If bucks are depleted from the previous season, more of the nutrients and nutrition during new antler development will be to rebuild back body reserves. This affects antler redevelopment.
9) Reduce travel distances
Every step from bedding to water to food increases a deer’s maintenance requirements. It also increased the exposure to predation. You want to have multiple sources of each, positioning them near each other.
8) Have 365-day forages.
If you always have something preferred, there will be less reason for a deer to leave your property. Stockpiling forage is art and easier said than done.
7) Have 365-day bedding.
Deer bed where they bed for survival and maintenance. They want to stay dry when its wet. They want to stay warm when it’s cold. They want to stay cool when it’s hot. They want to smell predators and see to escape. If you don’t have quality bedding, that old buck will live in an area where it is there.
6) Rarely/Never enter a buck living room.

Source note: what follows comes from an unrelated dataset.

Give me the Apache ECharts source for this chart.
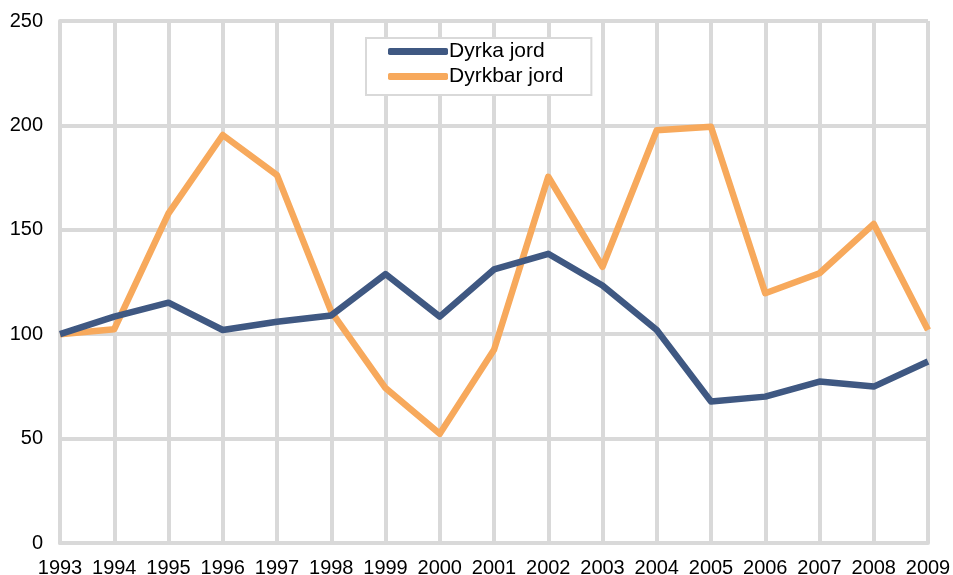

Stay out of sanctuaries and prime buck bedding areas.
5) Feed the does.
That large buck’s growth curve is dictated starting with the volume and quality of milk his mom produces. That larger and more healthy buck fawn will be less likely to go through compensatory gain year 1. That can help carry it on in subsequent years. This area many overlook and it’s mother nature. It happens across species and is easy to do.
4) Screening
Effective use of screening to dictate where you want bucks to enter fields and reduce a buck’s vision will increase buck movement. This can be accomplished by plot screening, edge feathering, native grasses and more.
3) Scrape lines
Use of hemp ropes, mock scrapes, single source deer scents, grape vines and other tools to get bucks to travel field edges will help put a buck closer to your stand locations.
2) Top End Nutrition
The same factors affect total growth, over all nutrition and attraction of food plot forages. The more available forages you have, the more mouths you can feed. The more does that are browsing in these areas, the higher the chance of seeing a large buck in these areas. If you feed them, they will come. If a field is over browsed or unattractive, deer will move on to more readily available forages. Deer are selective browsers. They eat what they eat for reasons. If that food source dries up, what reason will they keep coming back?
1) Get out and Hunt
You cannot kill a buck from the recliner. Hunt smart and hunt more often. If you only get out 10 times a year, your most likely not as likely to harvest a large buck if you were out in the field 20 times in a year. If you’re in the stand, there is always a chance.
Now that you have read mine, compile yours. There are many factors that come into play. In the end, have a strategy and implement it.
The picture below is of a 15 pointer I harvested in 2012 because I left an unharvested 10 yard wide strip of soybeans just inside a well traveled scrapeline. The buck stood in the soybeans thinking no one could see him. He was wrong.